In the context of such consultation, the employer is required to provide the works council with precise and written information concerning the contemplated measure, and French employment law requires the employer to obtain an opinion from the works council before making the final decision. Although such opinion can be either negative or positive (i.e., the works council does not have a veto right), it is not unusual to see works councils delaying providing any opinion on a specific project, in an attempt to postpone the project indefinitely.

However, such practice should come to an end, as specific timeframes for response by the works council have been created by a recent law of 14 June 2013, which has been supplemented by a decree dated 27 December 2013. A written position from the labour administration is currently under preparation to include additional specifications relating to this set of measures.

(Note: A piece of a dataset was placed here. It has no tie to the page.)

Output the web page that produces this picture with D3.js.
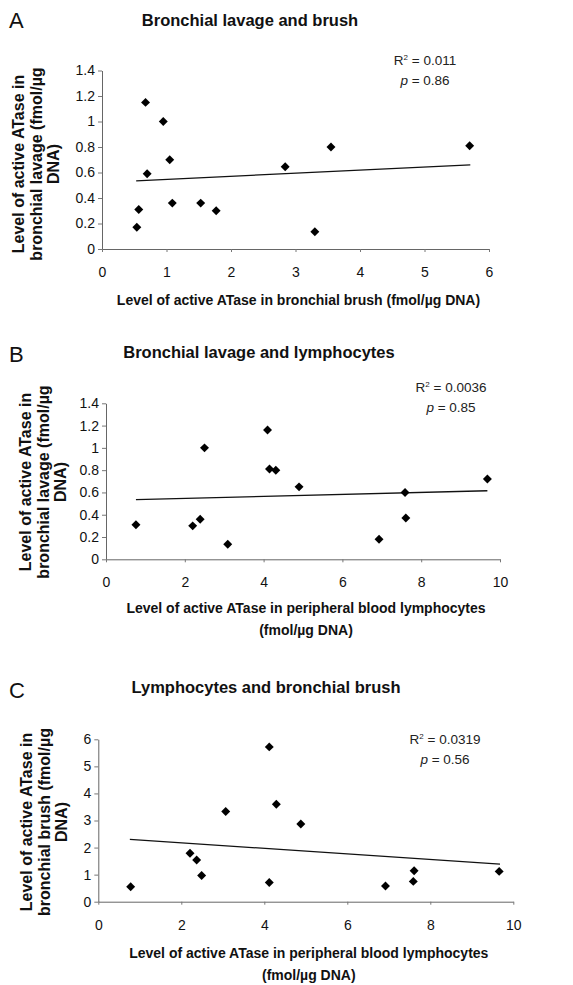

Under the new law, the employer and its works council (more precisely the majority of tenured members of such body) can agree on the timeframe for the consultation of the works council (except if fixed timeframes are already provided by the French Employment Code such as for mass redundancies). Such agreement cannot however provide for less than 15 days between the date the employer provides the relevant information to the works council and the meeting with the works council.

In case of failure to reach an agreement with the works council, the following time periods are applicable, such periods beginning to run on the date on which the employer provides the relevant information to the works council:

  • Generally: 1 month;
  • 2 months if the works council appoints an expert for assistance in the consultation process (timeframes for the submission by such expert of his expertise report have also been set);
  • 3 months if the health and safety committee(s) must also be consulted on the contemplated measure;
  • 4 months if a coordination body for the various relevant health and safety committees has been appointed.

If the works council has not provided its opinion within these timeframes, it will be deemed to have issued a negative opinion on the project (which means the consultation process is deemed to be completed and the employer can implement the project). If it considers that it does not have sufficient information to issue its opinion, the works council may file a claim in summary proceedings before the President of the competent civil court (Tribunal de Grande Instance) to obtain additional information. This jurisdiction may, in some circumstances, order that the timeframe be extended.

Therefore, employers should at last be able to have a clearer view on the duration of the consultation process with the French works council.